Con tal desbordante conglomerado de logros narrativos, Miyazaki no duda un solo instante en poner la animación y todo su despliegue visual al servicio de la acción y la historia. No es ni la primera ni la última película de Ghibli –ni de Miyazaki– que así lo hace, pero la importancia que cobra en La Princesa Mononoke es especialmente remarcable por una sencilla razón: como ya hemos visto, el guión tiene tanto que contar y de una forma tan capital, que sobreponer sobre éste cualquier otro aspecto del film sería contraproducente para el conjunto, y así nos lo demuestra Miyazaki dejando que sea sólo en unos momentos tan concretos como necesarios donde lo meramente visual nos conduzca bajo sus reglas de espectacularidad y teatralidad –brillantes las secuencias en las que el Espíritu del Bosque toma su forma del Caminante Nocturno–.
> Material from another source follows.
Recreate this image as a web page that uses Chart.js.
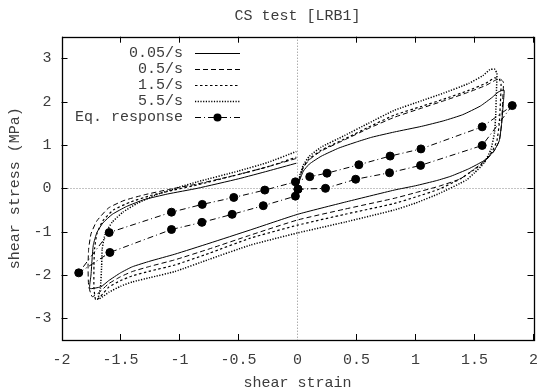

Puesta la guinda con una animación a mano que nada tiene que envidiar a la informatizada y la música de un Joe Hisashi en estado de gracia, el espectáculo que garantiza La Princesa Mononoke en sus 133 minutos de duración –excesiva para unos, necesaria para un servidor– precede el reconocimiento de la titánica tarea que Ghibli y Miyazaki realizaron durante el proceso de producción de la película, pues cada fotograma de los 144.000 fue revisado e incluso alguno llegó a ser redibujado por el cineasta y mangaka tokiota con el fin de hacer la película tan propia y personal como fuera posible. Con todo esto, La Princesa Mononoke no es sólo la película más madura, sólida y coherente consigo misma de Ghibli, sino también el punto álgido de la inventiva de un estudio que, al margen de su mayor reconocimiento posterior, tocó su propio techo con este film, dando lugar a una de las experiencias más únicas, memorables y emocionantes que un servidor ha podido disfrutar no sólo dentro del mundo de la animación japonesa, sino también mundial y con todo el cine en general. Una bellísima e incomparable obra maestra sin paliativos que, a título personal, no sólo se queda con el trono de la mejor película de los del logo de Totoro, sino también con el de la animación japonesa y, por qué no decirlo, del mejor largometraje de animación jamás concebido. Imprescindible.